Dimanche 12 Avril, il fait une chaleur à peine supportable. 30° à l’ombre, c’est ce que dit mon téléphone. Il est presque 13 heures et j’en ai marre de me retourner au salon, rien de bon à la télé de toute façon. On dirait d’ailleurs qu’il y a un complot des chaînes télé pour nous servir de l’insipide les dimanches justement. J’appelle alors cette demoiselle, elle semble réceptive à mes appels de phare ces derniers temps. Passer lui dire bonjour et récolter une petite avance sur câlins ne me ferait pas de mal. Je sors donc de la maison, les quinze mètres me séparant de la route principale sont vite avalés. Je hèle le taxi. Il arrive à mon niveau, je lui donne ma destination, le prix est majoré de 150f. Non, il n’y a pas de hausse du prix du pétrole, juste trop de déviations, pays en chantier. Il fait chaud, si je le zappe, je risque d’attendre de longues minutes (oui, c’est dimanche), alors…

 Je monte, un bonjour général et je me mets à scruter l’intérieur du véhicule. Le siège du devant est vide. Je suis assis aux côtés d’une jolie dame (la trentaine,au calme), qui elle-même se trouve aux côtés d’un monsieur qui m’a l’air de ne pas être très sympathique. Mon trajet fait à peine vingt minutes, son air n’y changerait pas grand chose. Nous roulons à peine 2 minutes et débouchons sur ce rond point assez imposant, feu rouge, tout le monde s’arrête. Tout est recouvert d’affiches. Ah oui, j’ai oublié de vous dire, nous sommes en pleine campagne électorale, la présidentielle. Bref l’équipe de campagne du président sortant «Fiatouwo Edem Gagnon» était en pleine démonstration de force, un boucan digne d’une église de réveil. Moi ça ne me faisait ni chaud, ni froid, c’est bien le moment, battez les pavés.

Des propos nauséabonds …

A la vue de ce spectacle, la dame à mes côtés a commencé à exprimer son mécontentement : « Dites à ces chiens du Sud de quitter le pouvoir, nous allons remporter ces présidentielles. Une fois que ce sera fait, vous allez comprendre. Nous allons vous faire la peau un à un, bande de sauvages. ». Replaçons les choses dans leur contexte : Fiatouwo est tout comme le premier président de mon pays, issu d’un « métissage », son père à lui est du Sud et sa mère du Nord. Il brigue un troisième mandat, après avoir pris le pouvoir à la mort de son père.

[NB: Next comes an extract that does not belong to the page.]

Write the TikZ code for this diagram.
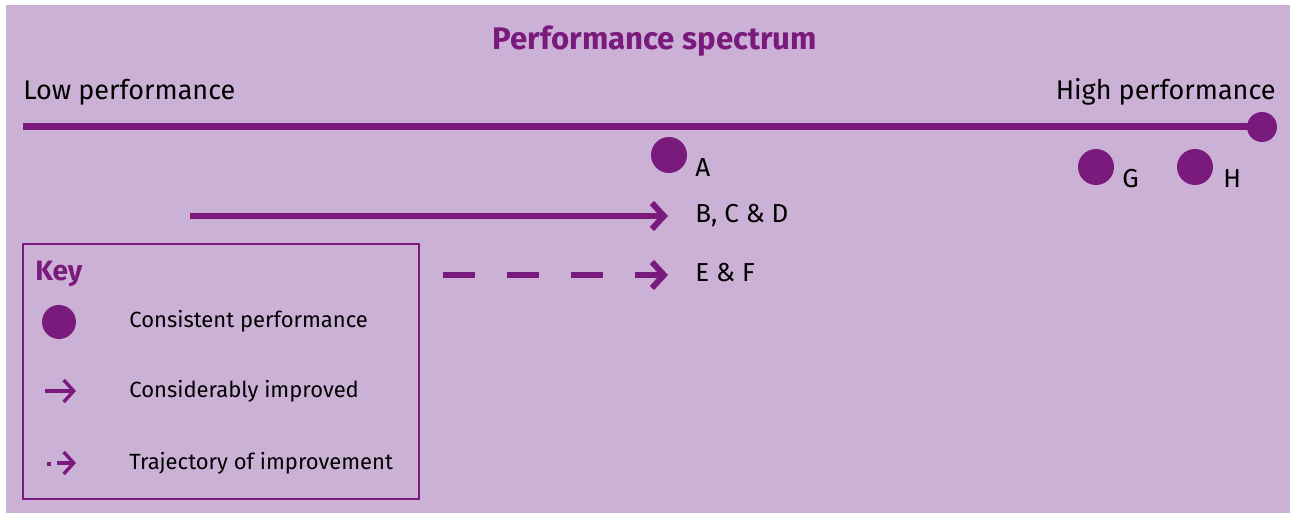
\documentclass[tikz,border=0pt]{standalone}
\usepackage{fontspec}
\setmainfont{Fira Sans}
\usetikzlibrary{arrows.meta}
\definecolor{bg}{HTML}{CCB1D6}
\definecolor{pur}{HTML}{7B1A7D}
\tikzset{
  lbl/.style={font=\fontsize{13pt}{15pt}\selectfont, text=black, inner sep=0pt},
  keylbl/.style={font=\fontsize{11pt}{13pt}\selectfont, text=black, inner sep=0pt},
  dot/.style={circle, fill=pur, inner sep=0pt, minimum size=#1},
  bigarrow/.style={draw=pur, line width=3pt, -{Straight Barb[length=6pt,width=13pt,line width=3pt]}},
  smallarrow/.style={draw=pur, line width=1.7pt, -{Straight Barb[length=5pt,width=11pt,line width=1.7pt]}}
}
\begin{document}
\begin{tikzpicture}[x=0.5pt,y=-0.5pt]
\useasboundingbox (0,0) rectangle (1290,513);
\fill[white] (0,0) rectangle (1290,513);
\fill[bg] (6,5) rectangle (1290,513);
% title
\node[anchor=base, font=\fontsize{15.6pt}{18pt}\selectfont\bfseries, text=pur, inner sep=0pt] (title) at (655,50) {Performance spectrum};
\node[lbl, font=\fontsize{13.5pt}{15pt}\selectfont, anchor=base west] (low) at (23,100) {Low performance};
\node[lbl, font=\fontsize{13.5pt}{15pt}\selectfont, anchor=base east] (high) at (1276,100) {High performance};
% spectrum line
\coordinate (ls) at (23,127);
\node[dot=15pt] (hend) at (1262,127) {};
\draw[pur, line width=3.5pt] (ls) -- (hend.center);
% points
\node[dot=18pt] (pa) at (669,155) {};
\node[lbl, anchor=base west] (la) at (695,177) {A};
\node[dot=18pt] (pg) at (1096,167) {};
\node[lbl, anchor=base west] (lg) at (1122,188) {G};
\node[dot=18pt] (ph) at (1195,167) {};
\node[lbl, anchor=base west] (lh) at (1223,188) {H};
% arrows
\coordinate (bs) at (190,216);
\coordinate (be) at (668,216);
\draw[bigarrow] (bs) -- (be);
\node[lbl, anchor=base west] (lb) at (695,223) {B, C \& D};
\coordinate (es) at (443,275);
\coordinate (ee) at (668,275);
\draw[bigarrow, dash pattern=on 16pt off 16pt] (es) -- (ee);
\node[lbl, anchor=base west] (le) at (695,282) {E \& F};
% key
\draw[pur, line width=1.3pt] (23,244) rectangle (419,499);
\node[anchor=base west, font=\fontsize{14pt}{16pt}\selectfont\bfseries, text=pur, inner sep=0pt] (key) at (35,281) {Key};
\node[dot=17pt] (kd) at (59,322) {};
\node[keylbl, anchor=base west] (k1) at (129,328) {Consistent performance};
\coordinate (k2s) at (45,391);
\coordinate (k2e) at (76,391);
\draw[smallarrow] (k2s) -- (k2e);
\node[keylbl, anchor=base west] (k2) at (129,397) {Considerably improved};
\fill[pur] (46.5,461.5) rectangle (50.5,465.5);
\coordinate (k3s) at (57,463);
\coordinate (k3e) at (76,463);
\draw[smallarrow] (k3s) -- (k3e);
\node[keylbl, anchor=base west] (k3) at (129,469) {Trajectory of improvement};
\end{tikzpicture}
\end{document}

La réaction de cette dame dans le taxi a provoqué la stupeur chez nous autres, nous étions tous interdits. L’ayant laissé cracher son venin, le chauffeur répondit à la dame qu’il ne partageait pas ses propos : « Mon épouse est du Sud, Madame, je devrais les tuer aussi ? Vous tueriez mes enfants et mon épouse dans ce cas ? » La dame se contenta de lui répondre que seuls les chiens prenaient pour épouses des femmes du Sud : « Je me fous totalement de votre famille, ils auront juste ce qu’ils méritent ». Une tension palpable meubla le reste du trajet, du moins jusqu’à la descente de la dame. Les langues se délièrent ensuite, enfin celle du monsieur « pas très sympathique » surtout. Il nous a dit être commerçant, originaire du Nord et ne roulant pas vraiment sur l’Or. Mais il soutenait sincèrement la politique de Fiatouwo et voterait pour lui aux prochaines présidentielles. Selon ses dires, beaucoup de choses ont été faites et qu’il pense qu’avec les routes, un avenir radieux se présentait à notre pays. Je suis loin de partager son avis et ses convictions, c’est vraiment peu de le dire. Je suis cependant resté admiratif devant ce concitoyen qui, défendait sincèrement ce candidat dans lequel je ne me retrouve pas, par conviction et non pour les sous qu’il aurait reçu. Une chose que je respecte plus que l’intelligence, ce sont les principes et les convictions, non motivés par des billets de banque et/ou des ambitions malsaines. Il avait ses raisons, il n’a peut-être pas la même lecture que moi de la situation de ce pays nôtre, mais sa voix compte, autant que la mienne.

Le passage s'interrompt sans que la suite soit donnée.